MOBILE, Ala. – The biggest recipient of Alabama’s federal stimulus dollars for education isn’t a school system or college. It’s the state prison system.

An analysis by the Press-Register in Mobile revealed that the state Department of Corrections has received $118 million of Alabama’s $1.1 billion in federal stimulus funds for education since 2009. Officials said the money covered health care costs for 26,000 inmates and salaries and benefits for about 4,200 corrections officers and other employees for 31/2 months.

The stimulus program allows governors to spend up to 18 percent of the funding in areas other than education, such as public safety. The Department of Corrections has received 11 percent and is the only non-school recipient.

Mobile County schools came in second at $76.7 million. Auburn University was third at $51.8 million; the University of Alabama at Birmingham, fourth, at $49.8 million; and Montgomery County schools, fifth, at $47 million.

The newspaper said Alabama spent about $4,500 in education stimulus dollars per prisoner, about four times the amount per student in kindergarten through the 12th grade.

Steve Brown, associate corrections commissioner, said the injection of federal stimulus dollars was vital, and the financially strapped prisons might have been forced to release inmates without it.

“We would’ve had to release 40 percent of our inmates.
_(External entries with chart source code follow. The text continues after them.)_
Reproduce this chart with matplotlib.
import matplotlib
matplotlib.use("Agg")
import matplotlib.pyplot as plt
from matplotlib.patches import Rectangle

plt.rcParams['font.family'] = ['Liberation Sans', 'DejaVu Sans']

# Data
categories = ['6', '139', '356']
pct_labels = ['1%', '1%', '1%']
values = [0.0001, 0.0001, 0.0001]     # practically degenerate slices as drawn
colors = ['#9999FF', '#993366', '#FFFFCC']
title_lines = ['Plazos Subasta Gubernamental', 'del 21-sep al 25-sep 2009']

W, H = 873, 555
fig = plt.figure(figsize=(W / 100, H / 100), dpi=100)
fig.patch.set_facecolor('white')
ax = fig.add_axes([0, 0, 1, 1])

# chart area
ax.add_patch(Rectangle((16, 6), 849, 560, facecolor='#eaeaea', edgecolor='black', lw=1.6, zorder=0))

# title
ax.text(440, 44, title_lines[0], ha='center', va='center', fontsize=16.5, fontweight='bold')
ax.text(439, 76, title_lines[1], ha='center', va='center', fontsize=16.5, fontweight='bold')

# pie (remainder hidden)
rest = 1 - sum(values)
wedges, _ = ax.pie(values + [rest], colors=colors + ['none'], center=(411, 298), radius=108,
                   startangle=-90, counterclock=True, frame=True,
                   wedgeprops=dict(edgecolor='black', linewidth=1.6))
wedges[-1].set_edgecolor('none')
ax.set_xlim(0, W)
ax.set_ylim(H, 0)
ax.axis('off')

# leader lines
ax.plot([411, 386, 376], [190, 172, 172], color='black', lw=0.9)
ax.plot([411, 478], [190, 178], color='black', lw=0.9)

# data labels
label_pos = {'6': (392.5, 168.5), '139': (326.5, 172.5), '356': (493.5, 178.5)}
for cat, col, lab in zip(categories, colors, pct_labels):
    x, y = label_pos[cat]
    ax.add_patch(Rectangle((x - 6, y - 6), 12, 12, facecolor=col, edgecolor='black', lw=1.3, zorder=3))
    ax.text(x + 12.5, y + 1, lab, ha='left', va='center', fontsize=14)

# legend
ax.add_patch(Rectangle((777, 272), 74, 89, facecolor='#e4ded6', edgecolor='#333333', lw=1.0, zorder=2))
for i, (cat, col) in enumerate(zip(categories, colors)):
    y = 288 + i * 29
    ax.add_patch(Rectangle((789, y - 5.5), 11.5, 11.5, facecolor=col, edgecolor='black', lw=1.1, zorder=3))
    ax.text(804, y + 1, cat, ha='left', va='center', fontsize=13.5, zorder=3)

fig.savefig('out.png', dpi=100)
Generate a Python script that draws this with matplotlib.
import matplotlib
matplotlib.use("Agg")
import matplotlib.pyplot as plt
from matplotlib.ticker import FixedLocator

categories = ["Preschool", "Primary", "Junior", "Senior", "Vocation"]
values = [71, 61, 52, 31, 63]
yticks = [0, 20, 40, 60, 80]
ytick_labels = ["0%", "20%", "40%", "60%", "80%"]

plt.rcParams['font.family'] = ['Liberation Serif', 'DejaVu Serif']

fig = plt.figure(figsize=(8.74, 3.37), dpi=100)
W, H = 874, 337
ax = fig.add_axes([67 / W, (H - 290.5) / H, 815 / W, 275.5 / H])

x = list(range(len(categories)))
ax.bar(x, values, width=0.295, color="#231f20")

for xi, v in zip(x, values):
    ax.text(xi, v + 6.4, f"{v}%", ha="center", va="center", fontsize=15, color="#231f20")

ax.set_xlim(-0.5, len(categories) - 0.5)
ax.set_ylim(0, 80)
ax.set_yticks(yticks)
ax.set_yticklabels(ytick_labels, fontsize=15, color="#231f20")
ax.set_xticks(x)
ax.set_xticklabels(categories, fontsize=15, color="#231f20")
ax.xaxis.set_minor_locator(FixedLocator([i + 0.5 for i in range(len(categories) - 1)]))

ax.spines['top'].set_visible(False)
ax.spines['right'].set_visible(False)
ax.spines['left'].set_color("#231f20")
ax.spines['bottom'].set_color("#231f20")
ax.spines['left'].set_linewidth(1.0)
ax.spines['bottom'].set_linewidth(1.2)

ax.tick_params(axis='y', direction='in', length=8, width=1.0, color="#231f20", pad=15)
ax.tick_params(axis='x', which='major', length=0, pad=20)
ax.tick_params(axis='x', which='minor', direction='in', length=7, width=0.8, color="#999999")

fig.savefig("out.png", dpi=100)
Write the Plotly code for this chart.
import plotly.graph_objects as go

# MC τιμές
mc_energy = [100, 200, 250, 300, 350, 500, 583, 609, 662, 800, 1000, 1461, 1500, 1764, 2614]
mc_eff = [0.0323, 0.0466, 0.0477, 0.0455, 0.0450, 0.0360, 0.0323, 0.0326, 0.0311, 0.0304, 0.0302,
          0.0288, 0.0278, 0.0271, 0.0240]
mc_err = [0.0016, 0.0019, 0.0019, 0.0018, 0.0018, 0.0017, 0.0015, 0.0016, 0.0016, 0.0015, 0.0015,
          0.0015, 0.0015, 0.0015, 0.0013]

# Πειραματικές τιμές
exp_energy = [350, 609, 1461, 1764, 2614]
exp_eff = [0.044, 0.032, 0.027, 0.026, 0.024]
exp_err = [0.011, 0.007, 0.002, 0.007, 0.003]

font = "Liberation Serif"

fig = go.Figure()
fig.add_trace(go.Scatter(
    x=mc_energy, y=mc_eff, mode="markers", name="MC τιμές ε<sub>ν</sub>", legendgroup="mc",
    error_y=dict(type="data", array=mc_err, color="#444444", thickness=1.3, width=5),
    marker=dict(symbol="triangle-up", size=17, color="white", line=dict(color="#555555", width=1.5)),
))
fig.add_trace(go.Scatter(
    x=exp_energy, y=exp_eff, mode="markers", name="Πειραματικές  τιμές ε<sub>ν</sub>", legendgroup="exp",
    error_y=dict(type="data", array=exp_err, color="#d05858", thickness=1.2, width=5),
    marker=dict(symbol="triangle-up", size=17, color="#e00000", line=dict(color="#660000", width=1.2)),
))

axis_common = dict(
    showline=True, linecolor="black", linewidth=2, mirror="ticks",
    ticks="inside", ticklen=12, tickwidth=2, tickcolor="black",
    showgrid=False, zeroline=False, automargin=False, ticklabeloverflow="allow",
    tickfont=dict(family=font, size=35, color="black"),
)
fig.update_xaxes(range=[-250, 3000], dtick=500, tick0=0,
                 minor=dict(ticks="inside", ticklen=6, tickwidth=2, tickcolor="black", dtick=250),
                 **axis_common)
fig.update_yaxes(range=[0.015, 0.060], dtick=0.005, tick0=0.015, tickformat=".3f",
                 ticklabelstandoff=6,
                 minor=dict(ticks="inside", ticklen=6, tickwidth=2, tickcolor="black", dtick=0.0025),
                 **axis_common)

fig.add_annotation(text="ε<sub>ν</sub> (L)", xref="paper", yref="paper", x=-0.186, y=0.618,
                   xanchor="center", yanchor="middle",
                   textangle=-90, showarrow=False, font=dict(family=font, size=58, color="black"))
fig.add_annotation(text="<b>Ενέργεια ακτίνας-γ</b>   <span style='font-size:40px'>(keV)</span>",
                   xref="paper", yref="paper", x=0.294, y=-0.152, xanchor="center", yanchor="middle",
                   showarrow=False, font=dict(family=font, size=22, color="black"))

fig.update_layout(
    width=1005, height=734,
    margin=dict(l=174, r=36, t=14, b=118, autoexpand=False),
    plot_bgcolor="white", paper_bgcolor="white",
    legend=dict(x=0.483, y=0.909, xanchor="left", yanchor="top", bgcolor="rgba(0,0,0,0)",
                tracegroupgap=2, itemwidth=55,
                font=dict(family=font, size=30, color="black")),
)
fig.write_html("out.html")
That’s not a viable option,” he said.

Brown said federal auditors examined the spending by the Department of Corrections and gave it their approval.

Mobile County Superintendent of Education Roy Nichols said he was surprised that prisons finished No. 1, but he understands the reasoning.

“The governor wouldn’t have looked good if he had let prisoners out,” he said.

Others say the $118 million could have helped schools focus on students likely to drop out and cause trouble.

“If we could’ve had the $118 million, we could’ve given the prisons less business,” Baldwin County Superintendent Alan Lee told the Press-Register.